Taxpayers will face e30bn bill if Anglo wound down early
Taxpayers could face a €30bn bill if Anglo Irish Bank is wound down over five or 10 years.
Sources familiar with the costing of various options for the bank have said that the new management at Anglo preferred the option of splitting the group into two 'banks'.
The establishment of a 'good bank' and a 'bad bank' would require a further capital injection of €4bn to €6bn.
It is one year ago today that the Government moved to nationalise the bank and there has already been €4bn pumped into Anglo, following €4.1bn of bad loan losses for the six months to last March virtually wiping out its equity reserves.
The new capital is expected to bring total support of up to €10bn.
Sources briefed on the costing scenarios say a wind-down over five to 10 years would set back the Exchequer by up to €30bn, between capital injections and soaring funding costs.

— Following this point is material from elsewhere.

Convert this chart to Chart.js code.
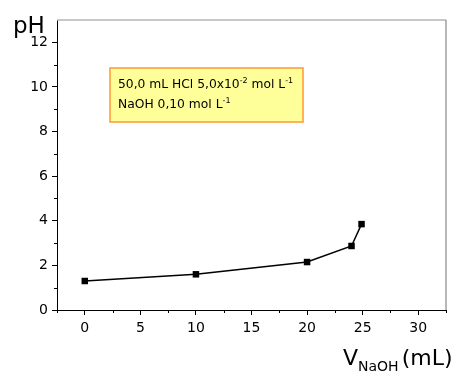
<!DOCTYPE html>
<html>
<head>
<meta charset="utf-8">
<script src="https://cdn.jsdelivr.net/npm/chart.js@4/dist/chart.umd.min.js"></script>
<style>
  html, body { margin: 0; padding: 0; background: #fff; }
  canvas { display: block; }
</style>
</head>
<body>
<canvas id="chart" width="458" height="374"></canvas>
<script>
// ===== Data =====
const volumes = [0, 10, 20, 24, 24.9];
const phValues = [1.3, 1.6, 2.15, 2.87, 3.85];
const xTicks = [0, 5, 10, 15, 20, 25, 30];
const xMinorTicks = [-2.5, 2.5, 7.5, 12.5, 17.5, 22.5, 27.5, 32.5];
const yTicks = [0, 2, 4, 6, 8, 10, 12];
const yMinorTicks = [1, 3, 5, 7, 9, 11];
const noteLine1 = [['50,0 mL HCl 5,0x10', 0], ['-2', -1], [' mol L', 0], ['-1', -1]];
const noteLine2 = [['NaOH 0,10 mol L', 0], ['-1', -1]];

const FONT = "'Comic Sans MS', 'DejaVu Sans', sans-serif";

// draw a line of text with superscript/subscript pieces
function drawRich(ctx, parts, x, y, size) {
  parts.forEach(([text, level]) => {
    const s = level === 0 ? size : size * 0.65;
    const dy = level < 0 ? -size * 0.38 : level > 0 ? size * 0.3 : 0;
    ctx.font = `${s}px ${FONT}`;
    ctx.fillText(text, x, y + dy);
    x += ctx.measureText(text).width;
  });
  return x;
}

// ===== Extras: frame, minor ticks, note box, axis titles =====
const extras = {
  id: 'extras',
  afterDraw(chart) {
    const { ctx, chartArea: a, scales } = chart;
    ctx.save();

    // top and right frame
    ctx.lineWidth = 1.5;
    ctx.strokeStyle = '#b4b4b4';
    ctx.beginPath();
    ctx.moveTo(a.left, a.top);
    ctx.lineTo(a.right, a.top);
    ctx.stroke();
    ctx.strokeStyle = '#707070';
    ctx.lineWidth = 1;
    ctx.beginPath();
    ctx.moveTo(a.right, a.top);
    ctx.lineTo(a.right, a.bottom);
    ctx.stroke();

    // minor ticks
    ctx.strokeStyle = '#000';
    ctx.lineWidth = 1;
    ctx.beginPath();
    yMinorTicks.forEach(v => {
      const py = Math.round(scales.y.getPixelForValue(v)) + 0.5;
      ctx.moveTo(a.left - 3, py);
      ctx.lineTo(a.left, py);
    });
    xMinorTicks.forEach(v => {
      const px = Math.round(scales.x.getPixelForValue(v)) + 0.5;
      ctx.moveTo(px, a.bottom);
      ctx.lineTo(px, a.bottom + 3);
    });
    ctx.stroke();

    // note box
    ctx.fillStyle = '#ffff99';
    ctx.fillRect(110, 68, 193, 54);
    ctx.strokeStyle = '#ff9933';
    ctx.lineWidth = 1.5;
    ctx.strokeRect(110, 68, 193, 54);
    ctx.fillStyle = '#000';
    ctx.textBaseline = 'alphabetic';
    ctx.textAlign = 'left';
    drawRich(ctx, noteLine1, 118, 88, 12.3);
    drawRich(ctx, noteLine2, 118, 108, 12.3);

    // axis titles
    ctx.font = `23px ${FONT}`;
    ctx.fillText('pH', 13, 33);
    let x = 343;
    ctx.font = `22px ${FONT}`;
    ctx.fillText('V', x, 365);
    x += ctx.measureText('V').width;
    ctx.font = `14px ${FONT}`;
    ctx.fillText('NaOH', x, 371);
    x += ctx.measureText('NaOH').width + 3;
    ctx.font = `22px ${FONT}`;
    ctx.fillText('(mL)', x, 365);

    ctx.restore();
  }
};

new Chart(document.getElementById('chart'), {
  type: 'line',
  data: {
    datasets: [{
      data: volumes.map((v, i) => ({ x: v, y: phValues[i] })),
      borderColor: '#000',
      borderWidth: 1.5,
      backgroundColor: '#000',
      pointStyle: 'rect',
      pointRadius: 4.6,
      pointBorderWidth: 0,
      tension: 0,
    }]
  },
  options: {
    responsive: false,
    animation: false,
    devicePixelRatio: 1,
    layout: { padding: { left: 0, top: 20, right: 12, bottom: 0 } },
    plugins: { legend: { display: false }, tooltip: { enabled: false } },
    scales: {
      x: {
        type: 'linear',
        min: -2.5,
        max: 32.5,
        afterBuildTicks: s => { s.ticks = xTicks.map(v => ({ value: v })); },
        afterFit: s => { s.height = 64; },
        grid: { drawOnChartArea: false, tickLength: 5, color: '#000' },
        border: { color: '#000', width: 1 },
        ticks: { color: '#000', font: { size: 14, family: FONT }, padding: 5, maxRotation: 0 }
      },
      y: {
        min: 0,
        max: 13,
        afterBuildTicks: s => { s.ticks = yTicks.map(v => ({ value: v })); },
        afterFit: s => { s.width = 57; },
        grid: { drawOnChartArea: false, tickLength: 5, color: '#000' },
        border: { color: '#000', width: 1 },
        ticks: { color: '#000', font: { size: 14, family: FONT }, padding: 4 }
      }
    }
  },
  plugins: [extras]
});
</script>
</body>
</html>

Consultants KPMG and a host of major international investment banks were involved in costing options before the "viability plan" was submitted to the European Commission at the end of November.
Fine Gael leader Enda Kenny said that if his party took power, it would wind down Anglo over a period of seven to 10 years.
He said he could save the taxpayer about €3bn in the process.
The party has published the terms of reference for an inquiry into the banking crisis.
The FG proposal does not contain measures similar to those called for by the Labour Party. In its proposal Labour has called for a change in the law to compel witnesses to appear and to allow the inquiry to come to findings about individuals.
clawing
However, Fine Gael has indicated that given the current climate, bankers would have no choice but to co-operate with an inquiry, and said the law does not therefore have to be changed to facilitate it.
It is understood that the Government's plan includes selling a rebranded 'good Anglo' in five years, in the hope of further clawing back the billions it has pumped into it.
The split would see most of the group's remaining €44bn loan book after the NAMA process being put into an 'asset management company', which would be required to hold much lower capital ratios than the regulated 'good bank' arm.